Auschwitz artifact exhibit to go on tour in United States, Europe



An Auschwitz artifact exhibition will travel to 14 cities across the United States and Europe 72 and a half years after the concentration and extermination camp was liberated, the Auschwitz-Birkenau Museum and Memorial announced Wednesday.

"Auschwitz was part of modern history and the memory of Auschwitz is part of our modern world," the statement said. "Understanding how that place came to be, and what this means for our view of ourselves, is one of the core purposes of this project."

The collection contains more than 600 original objects, including a Model 2 freight wagon used to transport prisoners to the camp, from various international institutions, such as Yad Vashem – The World Holocaust Remembrance Center in Jerusalem and the United States Holocaust Memorial Museum in Washington D.C. It also includes items from survivors and private collections.

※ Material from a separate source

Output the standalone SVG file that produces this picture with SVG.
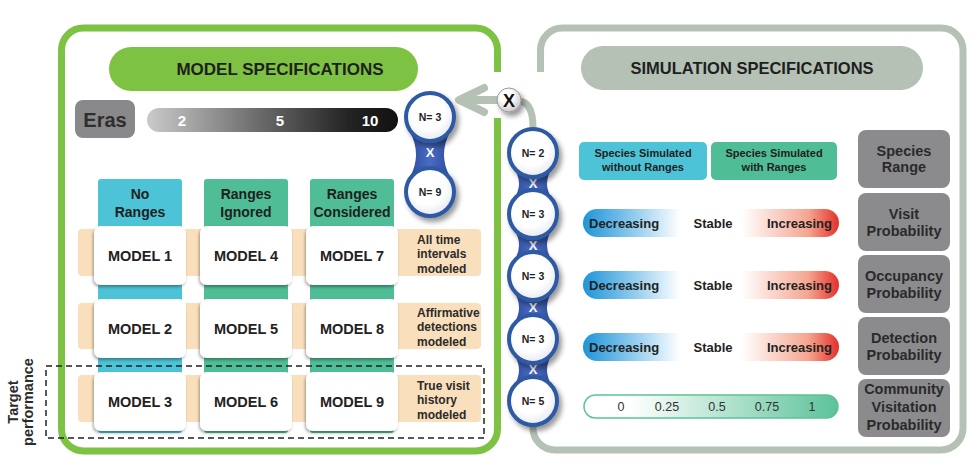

"Nothing can replace a visit to the authentic site of the biggest crime of the twentieth century, but this exhibition, which people in many countries will have the opportunity to see, can become a great warning cry for us all against building the future on hatred, racism, anti-Semitism and bottomless contempt for another human being," said Dr. Piotr Cywiński, Auschwitz-Birkenau State Museum's director.

The exhibition is a collaboration between the museum, located on the site of the former camp, and the Spanish family-owned company Musealia, who organized the exhibition. Its first stop is scheduled for Madrid by the end of the year.

"The exhibition will offer an introspective journey across the very nature of mankind, experienced through the 'dual' history of the camp: Auschwitz as a physical location and Auschwitz as a symbol and metaphor for the borderless manifestation of human barbarity," said Luis Ferreiro, Musealia's director and the exhibition's project director.

"It will also place Auschwitz in its historical context, allowing visitors to understand the pre-war years of Polish Oświęcim, and the later German occupation and terror system they established," he added.

About 1.1 million people, most of them Jewish, were killed at Auschwitz during World War II. The items in the exhibition belonged to both the victims and the German SS officers who ran the concentration camp, which was liberated by the Soviet army on Jan. 27, 1945.